European Equity Bulls Need To Be Selective

Written by Tawhid Ali, Andrew Birse – Alliance Bernstein

Solid economic growth and receding political risk continue to support sentiment towards European equities, despite the recent market pullback. As market conditions shift, a selective focus on companies with underestimated profitability is essential for investment success.

European equities have given back some gains but are still up 5.0% year to date in euro terms through August 28. Many investors remain bullish on the asset class, pointing to strong and better balanced growth in the euro area. Even countries like Italy that have been laggards in the past are now showing year-on-year growth (Display).

Diminishing Political Risk

Reduced political risk has also helped restore investor confidence. In France, the election of President Macron in May dispelled fears of a populist surge. In Germany, the region´s largest , Chancellor Merkel seems to be heading for yet another election victory in September. The results of a recent Eurobarometer survey, showing support for the euro hitting record highs in the core eurozone countries, are also encouraging.

In many ways, we share this optimism. In addition to the positive economic backdrop, European equity valuations remain attractive relative to US stocks and to bonds, even if they´re not cheap compared with their long-term history. But we also think a degree of caution is warranted. History shows that the performance of local equity markets is only weakly correlated with the local economy.
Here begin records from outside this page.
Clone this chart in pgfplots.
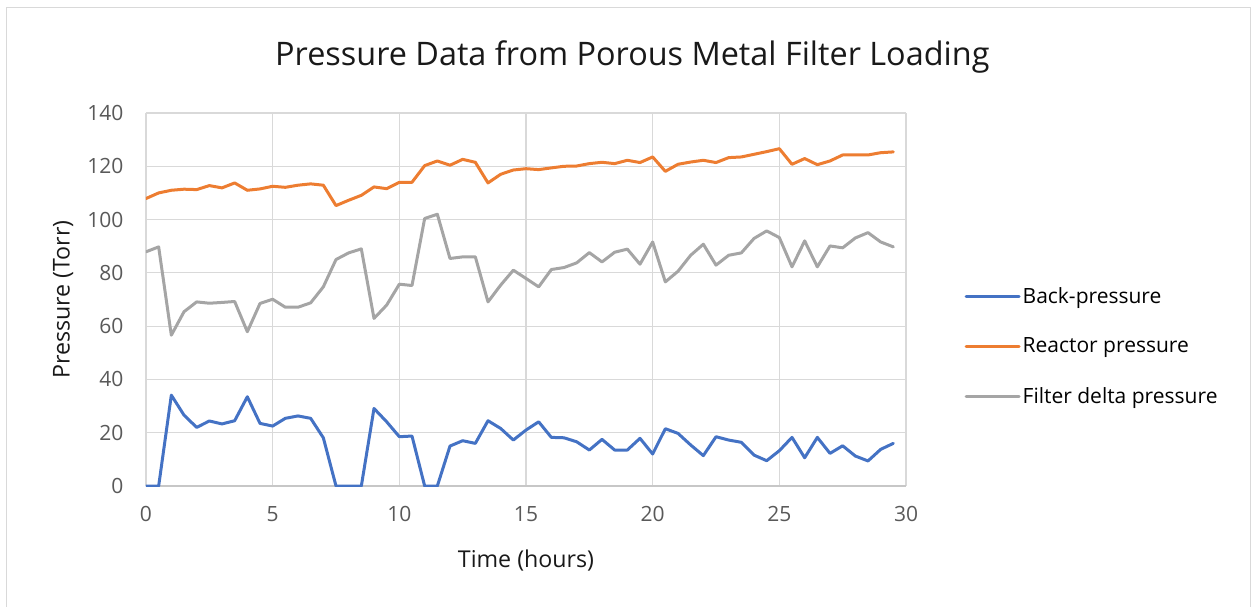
\documentclass[border=0pt]{standalone}
\usepackage{pgfplots}
\pgfplotsset{compat=1.18}
\usepackage{pgfplotstable}
\usepackage{fontspec}
\setmainfont{Open Sans}
\definecolor{cblue}{HTML}{4472C4}
\definecolor{corange}{HTML}{ED7D31}
\definecolor{cgray}{HTML}{A5A5A5}
\definecolor{gridc}{HTML}{D9D9D9}
\definecolor{tickc}{HTML}{595959}
\pgfplotstableread{
x back reactor filter
0 0 107.9 87.9
0.5 0 110 89.75
1 34.1 111 56.6
1.5 26.6 111.4 65.4
2 22 111.25 69.1
2.5 24.4 112.75 68.6
3 23.3 111.9 68.9
3.5 24.5 113.75 69.25
4 33.5 111 57.9
4.5 23.5 111.5 68.5
5 22.5 112.5 70.1
5.5 25.4 112.1 67.1
6 26.3 112.9 67.1
6.5 25.4 113.4 68.75
7 18.1 112.9 74.75
7.5 0 105.25 85
8 0 107.25 87.5
8.5 0 109.1 89
9 29.1 112.25 62.9
9.5 24.1 111.6 67.9
10 18.5 114 75.75
10.5 18.75 114 75.25
11 0 120.25 100.4
11.5 0 122 102
12 15 120.4 85.4
12.5 17 122.6 86
13 16 121.5 86
13.5 24.5 113.75 69.1
14 21.6 117 75.4
14.5 17.25 118.6 81
15 21 119.1 77.9
15.5 24.1 118.75 74.75
16 18.25 119.4 81.25
16.5 18.1 120 82
17 16.6 120.1 83.75
17.5 13.5 121 87.6
18 17.5 121.5 84.1
18.5 13.5 121 87.75
19 13.5 122.25 88.9
19.5 17.9 121.4 83.25
20 12 123.5 91.6
20.5 21.5 118.1 76.6
21 19.75 120.75 80.6
21.5 15.4 121.6 86.6
22 11.4 122.25 90.75
22.5 18.5 121.4 82.9
23 17.25 123.25 86.6
23.5 16.4 123.5 87.5
24 11.6 124.5 92.9
24.5 9.5 125.5 95.75
25 13.25 126.6 93.25
25.5 18.25 120.75 82.25
26 10.6 122.9 92
26.5 18.25 120.6 82.25
27 12.25 122 90.1
27.5 15.1 124.25 89.4
28 11.25 124.25 93.1
28.5 9.4 124.25 95.1
29 13.75 125.1 91.6
29.5 16 125.4 89.75
}\data
\begin{document}
\begin{tikzpicture}
\path[use as bounding box] (-146pt,-120pt) rectangle (1106pt,486pt);
\begin{axis}[
  at={(0pt,0pt)}, anchor=south west,
  scale only axis, width=760pt, height=373pt,
  xmin=0, xmax=30, ymin=0, ymax=140,
  xtick={0,5,...,30}, ytick={0,20,...,140},
  grid=major, major grid style={draw=gridc, line width=1.1pt},
  major tick length=0pt,
  axis line style={draw=none},
  /pgf/number format/assume math mode=true,
  tick label style={font=\fontsize{21}{23}\selectfont, text=tickc},
  xticklabel style={yshift=-17pt},
  yticklabel style={xshift=-19pt},
  title={Pressure Data from Porous Metal Filter Loading},
  title style={at={(rel axis cs:0.64,1.134)}, anchor=center, font=\fontsize{32.4}{35}\selectfont, text=black!90},
  xlabel={Time (hours)},
  ylabel={Pressure (Torr)},
  xlabel style={at={(rel axis cs:0.5,-0.2)}, anchor=center, font=\fontsize{23.2}{26}\selectfont, text=black!90},
  ylabel style={at={(rel axis cs:-0.109,0.5)}, anchor=center, rotate=0, font=\fontsize{23.2}{26}\selectfont, text=black!90},
  legend style={at={(rel axis cs:1.073,0.375)}, anchor=west, draw=none, fill=none,
    font=\fontsize{21}{23}\selectfont, row sep=29pt},
  legend cell align=left,
  legend image code/.code={\draw[#1] (0pt,0pt) -- (53pt,0pt);},
  every axis plot/.append style={line width=3pt, line join=round, line cap=round},
]
\draw[color=gridc!80!gray, line width=1.1pt] (rel axis cs:0,0) -- (rel axis cs:1,0);
\addplot[cblue, no markers] table[x=x, y=back] {\data};
\addlegendentry{Back-pressure}
\addplot[corange, no markers] table[x=x, y=reactor] {\data};
\addlegendentry{Reactor pressure}
\addplot[cgray, no markers] table[x=x, y=filter] {\data};
\addlegendentry{Filter delta pressure}
\end{axis}
\draw[gridc, line width=1pt] (-139pt,-125pt) -- (-139pt,478pt) -- (1104pt,478pt) -- (1104pt,-125pt);
\end{tikzpicture}
\end{document}
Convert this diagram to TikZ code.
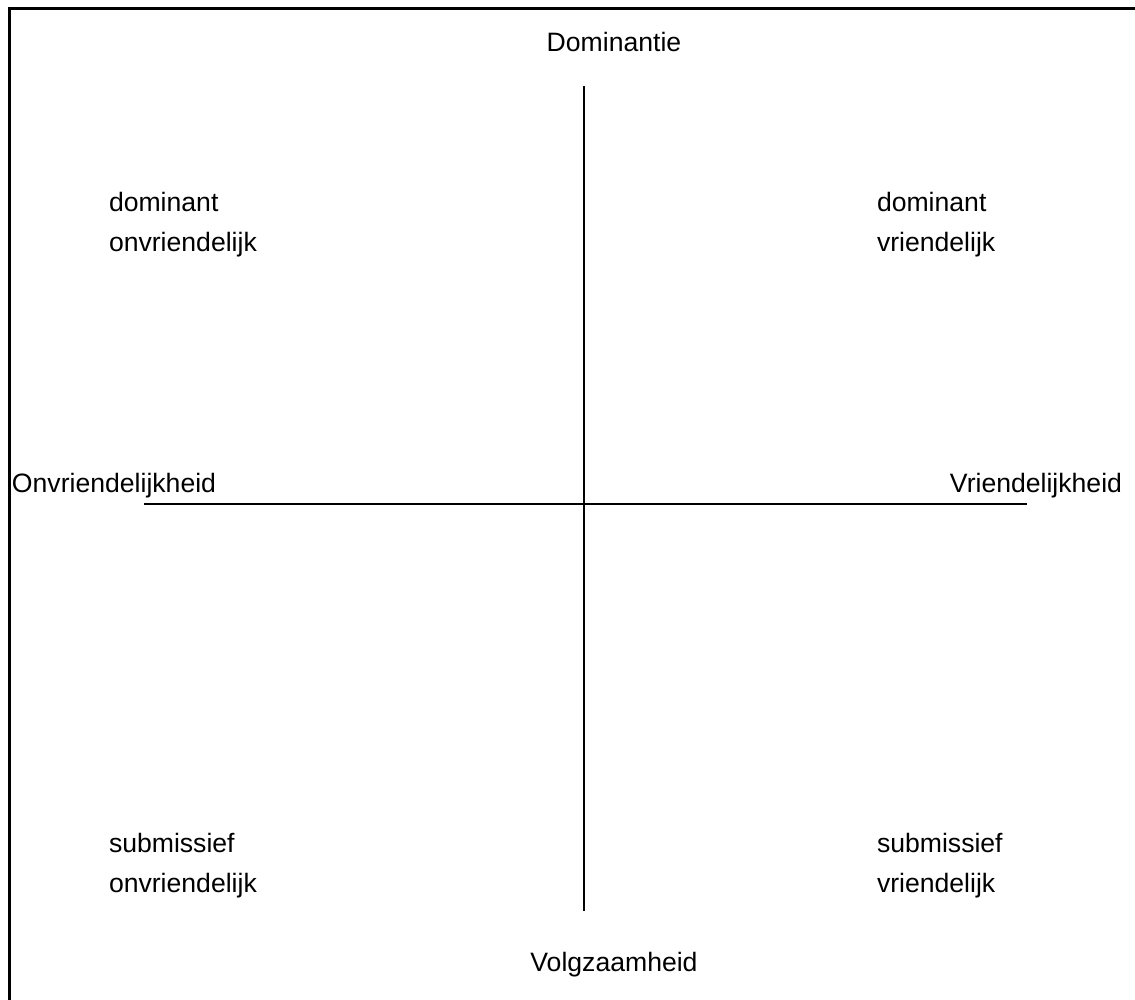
\documentclass[tikz,border=0pt]{standalone}
\usepackage{fontspec}
\setmainfont{Liberation Sans}
\begin{document}
\begin{tikzpicture}[x=1pt,y=-1pt,
  lbl/.style={inner sep=0pt,outer sep=0pt,font=\fontsize{26.6}{40}\selectfont},
  axis/.style={line width=2pt,black},
  frame/.style={line width=3pt,black}]
\useasboundingbox (0,0) rectangle (1135,1000);
\draw[frame] (9.5,1001) -- (9.5,9) -- (1136,9);
% axes
\coordinate (top) at (584,86);
\coordinate (bot) at (584,911);
\coordinate (lft) at (144,504);
\coordinate (rgt) at (1027,504);
\draw[axis] (top) -- (bot);
\draw[axis] (lft) -- (rgt);
% axis labels
\node[lbl,anchor=base] (dom) at (614,52) {Dominantie};
\node[lbl,anchor=base] (volg) at (614,971) {Volgzaamheid};
\node[lbl,anchor=base west] (onvr) at (12,492) {Onvriendelijkheid};
\node[lbl,anchor=base east] (vr) at (1122,492) {Vriendelijkheid};
% quadrant labels
\node[lbl,anchor=base west] (dom1) at (109,212) {dominant};
\node[lbl,anchor=base west] (onv1) at (109,252) {onvriendelijk};
\node[lbl,anchor=base west] (dom2) at (877,212) {dominant};
\node[lbl,anchor=base west] (vr2) at (877,252) {vriendelijk};
\node[lbl,anchor=base west] (sub1) at (109,852) {submissief};
\node[lbl,anchor=base west] (onv3) at (109,892) {onvriendelijk};
\node[lbl,anchor=base west] (sub2) at (877,852) {submissief};
\node[lbl,anchor=base west] (vr4) at (877,892) {vriendelijk};
\end{tikzpicture}
\end{document}
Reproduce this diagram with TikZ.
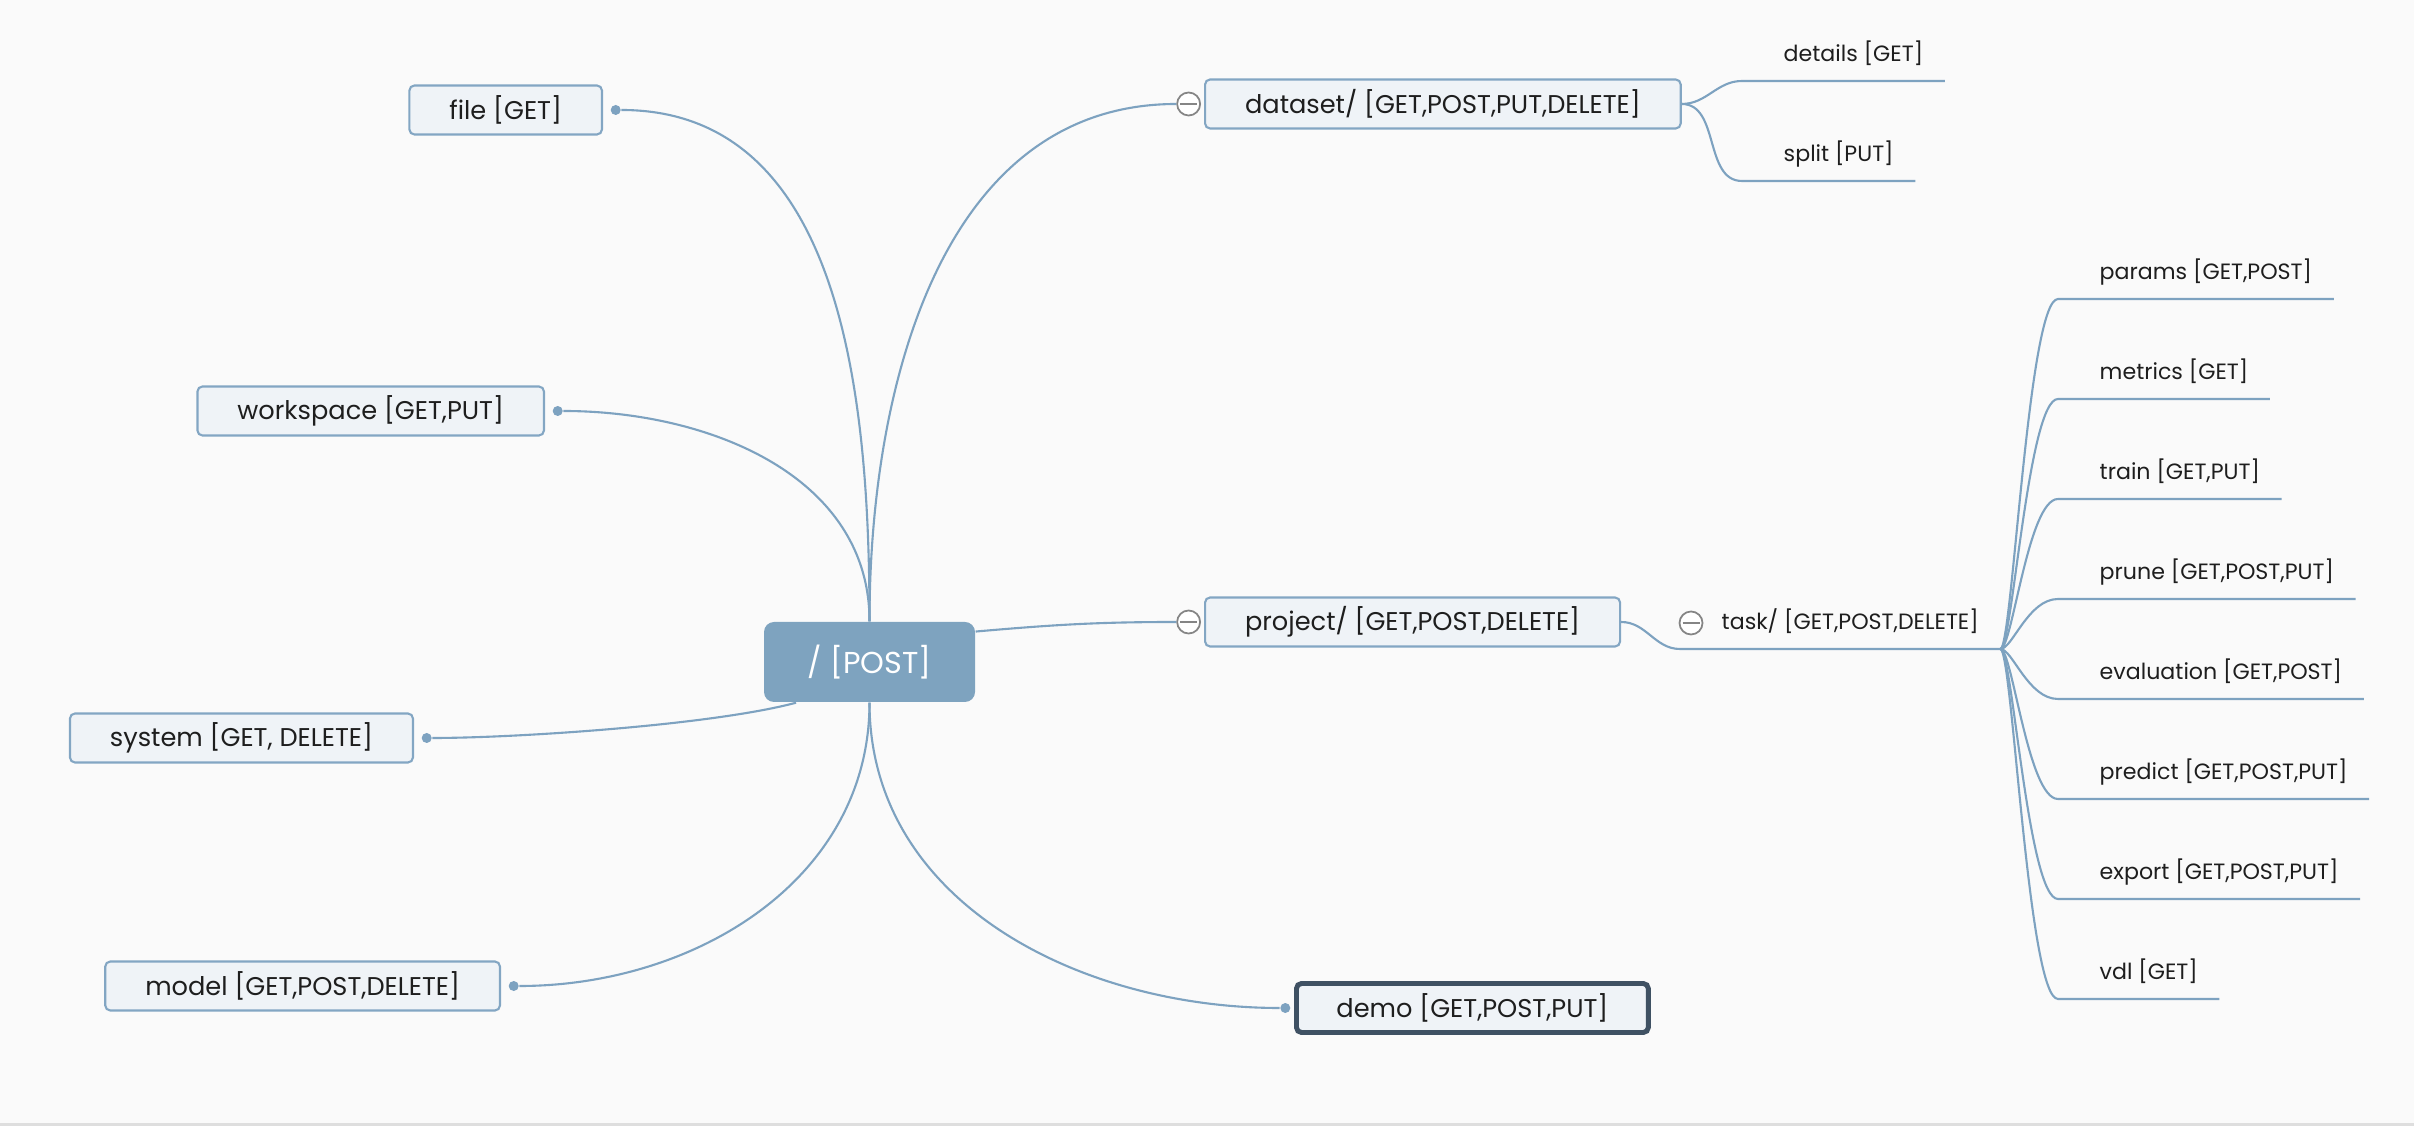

And there may be early signs of some headwinds to earnings growth for European companies, such as the strength of the euro for exporters and recent data suggesting pricing power may be waning.

Resisting the Challenges

Identifying companies that can resist these challenges will be the key to generating strong return potential in a variety of environments, in our view. Thinking like a business owner rather than a short-term investor is a great way to find companies that can sustain strong or improving cash flows through their own efforts.